A lot of people who read this week's post title may laugh at the question we pose because it seems like a no-brainer. Seat belts save lives. That's the motto we hear all the time on national ads.
But what if we told you that more than 50 percent of people, age 13 to 20, who died in motor vehicle accidents in 2012 weren't wearing their seat belts? Would you still think this week's question was really all that silly?
To begin answering the question we pose in our post title, we want our Sacramento readers to consider for a moment all of the elements of a serious motor vehicle accident. Whether it's a rear-end collision or a rollover crash, there are a lot of forces exerted on the vehicle and therefore the passengers inside. Seat belts prevent passengers from moving about the cabin freely, thereby reducing their chances of striking hard surfaces within the vehicle or being ejected from it entirely.
Did you know that in 2012, injuries suffered in non-fatal crashes result in more than $50 billion in lost work and medical costs? For some, this may not be that difficult to believe, especially when you consider the catastrophic injuries a person can suffer because of striking things within the vehicle or because they were thrown from the vehicle.
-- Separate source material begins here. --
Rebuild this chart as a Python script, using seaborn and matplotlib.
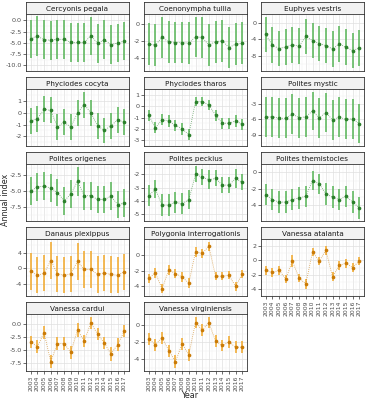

The Centers for Disease Control puts it best by saying that "motor vehicle crashes are a major public health problem" -- a point we're sure few readers will dispute. More to the point though, this statement can be exacerbated by the fact that millions of adults continue to put their lives in danger by not wearing their seat belts -- a fact more of our readers probably wish wasn't true. This results in a number of deaths each year that can be avoided by wearing seat belts properly and always.